Executive recommendations for distribution companies modernizing ERP resilience
- Define recovery objectives by business process such as order capture, inventory accuracy, shipment confirmation, procurement, and financial posting rather than by server or application alone
- Adopt a cloud governance model that assigns clear ownership for failover authority, testing, vendor coordination, security controls, and post-incident review
- Standardize integration recovery patterns across EDI, APIs, warehouse systems, and logistics platforms to reduce dependency chaos during incidents
- Use platform engineering and infrastructure automation to make recovery repeatable, testable, and auditable across regions and environments
- Run scenario-based recovery exercises during peak operational periods, including logical corruption, ransomware, and regional outage simulations
- Instrument the ERP ecosystem with end-to-end observability so teams can detect transaction backlog, integration drift, and warehouse impact in real time
From backup strategy to resilience engineering operating model
The most resilient distribution companies treat ERP disaster recovery as part of a broader resilience engineering program. That means designing for graceful degradation, controlled failover, rapid validation, and business-led restoration priorities. It also means integrating security, compliance, DevOps, and operations into one connected cloud operating model rather than leaving recovery as a siloed infrastructure concern.

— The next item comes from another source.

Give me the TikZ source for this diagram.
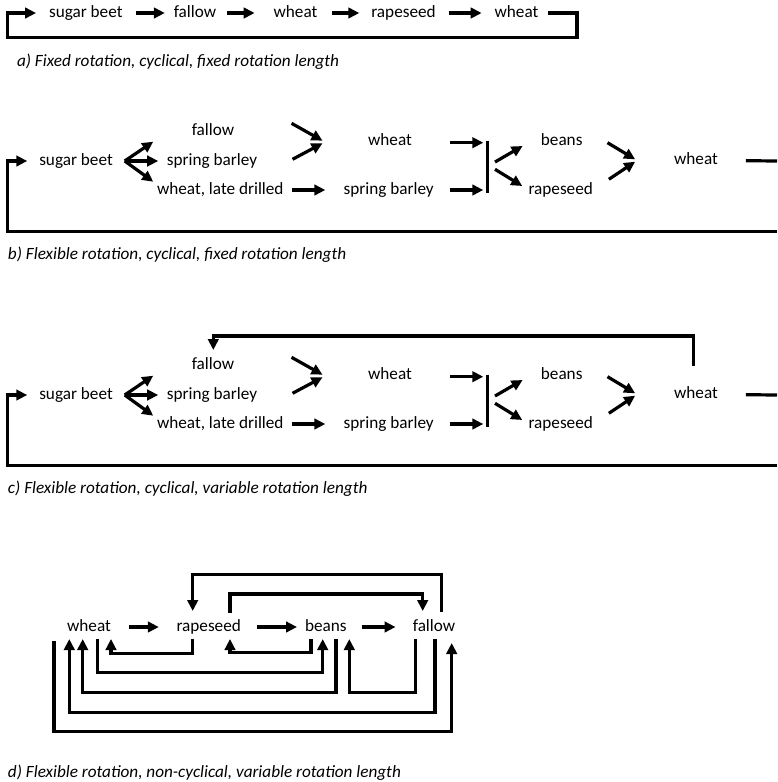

For SysGenPro clients, the strategic opportunity is clear: modernize ERP disaster recovery into an enterprise platform capability that supports supply chain continuity, cloud governance, infrastructure scalability, and long-term operational reliability. In complex distribution environments, recovery readiness is not just protection against failure. It is a competitive capability that preserves service performance when the supply chain is under stress.